#### EXERCISE DESCRIPTION:
Find all lines in the listing that include the word "this", then copy them.

§

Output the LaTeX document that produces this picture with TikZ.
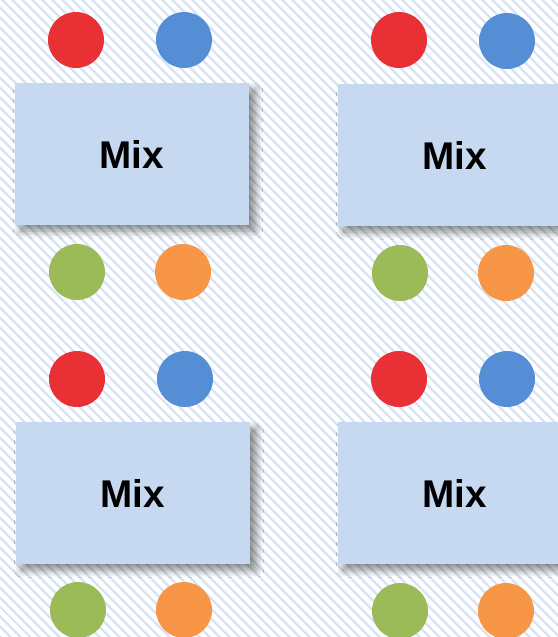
\documentclass[tikz,border=0pt]{standalone}
\usepackage{fontspec}
\setmainfont{Liberation Sans}
\usetikzlibrary{patterns.meta,shadows.blur}
\definecolor{mixred}{HTML}{E83035}
\definecolor{mixblue}{HTML}{558ED5}
\definecolor{mixgreen}{HTML}{9BBB59}
\definecolor{mixorange}{HTML}{F79646}
\definecolor{mixfill}{HTML}{C6D9F0}
\newcommand{\blob}[3]{\node[blob,fill=#3] (#1) at (#2) {}}

\begin{document}
\begin{tikzpicture}[x=0.02cm,y=-0.02cm,
	mixbox/.style={rectangle,fill=mixfill,minimum width=4.7cm,minimum height=2.84cm,
		font=\fontsize{22}{26}\selectfont\bfseries,
		blur shadow={shadow xshift=3.5pt,shadow yshift=-3.5pt,shadow blur radius=4pt,
			shadow blur steps=12,shadow opacity=45}},
	blob/.style={circle,inner sep=0pt,minimum size=1.12cm}]
	\useasboundingbox (0,0) rectangle (558,637);
	\clip (0,0) rectangle (558,637);
	\fill[pattern={Lines[angle=-45,distance=4pt,line width=1.3pt]},pattern color=mixfill!75] (0,0) rectangle (558,637);
		\node[mixbox] (mixtl) at (132,154) {Mix};
		\node[mixbox] (mixtr) at (455,155) {Mix};
		\node[mixbox] (mixbl) at (133,493) {Mix};
		\node[mixbox] (mixbr) at (455,493) {Mix};
			\blob{redtl}{76,40}{mixred};
			\blob{bluetl}{184,40}{mixblue};
			\blob{greentl}{77,272}{mixgreen};
			\blob{orangetl}{183,272}{mixorange};
			\blob{redtr}{399,40}{mixred};
			\blob{bluetr}{507,41}{mixblue};
			\blob{greentr}{400,273}{mixgreen};
			\blob{orangetr}{506,273}{mixorange};
			\blob{redbl}{77,379}{mixred};
			\blob{bluebl}{185,379}{mixblue};
			\blob{greenbl}{78,610}{mixgreen};
			\blob{orangebl}{184,610}{mixorange};
			\blob{redbr}{399,379}{mixred};
			\blob{bluebr}{507,379}{mixblue};
			\blob{greenbr}{400,611}{mixgreen};
			\blob{orangebr}{506,611}{mixorange};
\end{tikzpicture}
\end{document}
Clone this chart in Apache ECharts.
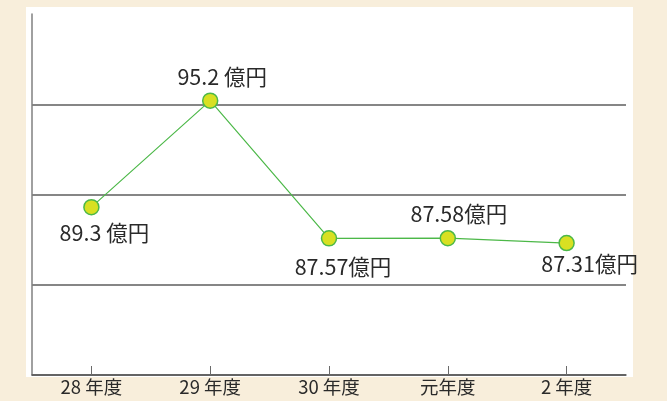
<!DOCTYPE html>
<html><head><meta charset="utf-8">
<script src="https://cdn.jsdelivr.net/npm/echarts@6/dist/echarts.min.js"></script>
<style>html,body{margin:0;padding:0;background:#f8eedb;}#c{width:667px;height:401px;}</style>
</head><body><div id="c"></div>
<script>
const categories = ['28 年度', '29 年度', '30 年度', '元年度', '2 年度'];
const values = [89.3, 95.2, 87.57, 87.58, 87.31];
const valueLabels = ['89.3 億円', '95.2 億円', '87.57億円', '87.58億円', '87.31億円'];
const yMin = 80, yMax = 100, yStep = 5;

const labelOffsets = [[13, 26], [12, -24], [14, 28], [11, -24], [23, 21]];
const font = '"Noto Sans CJK JP", "Noto Sans", sans-serif';

const chart = echarts.init(document.getElementById('c'), null, {renderer: 'canvas'});
chart.setOption({
  backgroundColor: '#f8eedb',
  animation: false,
  graphic: [{type: 'rect', z: -10, shape: {x: 26, y: 7, width: 607, height: 370}, style: {fill: '#ffffff'}}],
  grid: {left: 32, right: 41, top: 14, bottom: 26},
  xAxis: {
    type: 'category', data: categories, boundaryGap: true,
    axisLine: {lineStyle: {color: '#5a5a5a', width: 1.5}},
    axisTick: {show: true, inside: true, alignWithLabel: true, length: 9, lineStyle: {color: '#6a6a6a', width: 1}},
    axisLabel: {color: '#2a2a2a', fontSize: 18.5, fontFamily: font, margin: 3}
  },
  yAxis: {
    type: 'value', min: yMin, max: yMax, interval: yStep,
    axisLine: {show: true, lineStyle: {color: '#808080', width: 1.5}},
    axisTick: {show: false}, axisLabel: {show: false},
    splitLine: {show: true, showMaxLine: false, lineStyle: {color: '#5e5e5e', width: 1.5}}
  },
  series: [{
    type: 'line',
    data: values.map((v, i) => ({
      value: v,
      label: {show: true, formatter: valueLabels[i], position: 'inside', offset: labelOffsets[i]}
    })),
    lineStyle: {color: '#4cb848', width: 1.2},
    symbol: 'circle', symbolSize: 15,
    itemStyle: {color: '#d8e022', borderColor: '#4cb848', borderWidth: 1.5},
    label: {color: '#2a2a2a', fontSize: 21.5, fontFamily: font, align: 'center', verticalAlign: 'middle'},
    emphasis: {disabled: true}
  }]
});
</script></body></html>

§

#### THE SOLUTION:
Output the LaTeX document that produces this picture with TikZ.
Clone this chart in Apache ECharts.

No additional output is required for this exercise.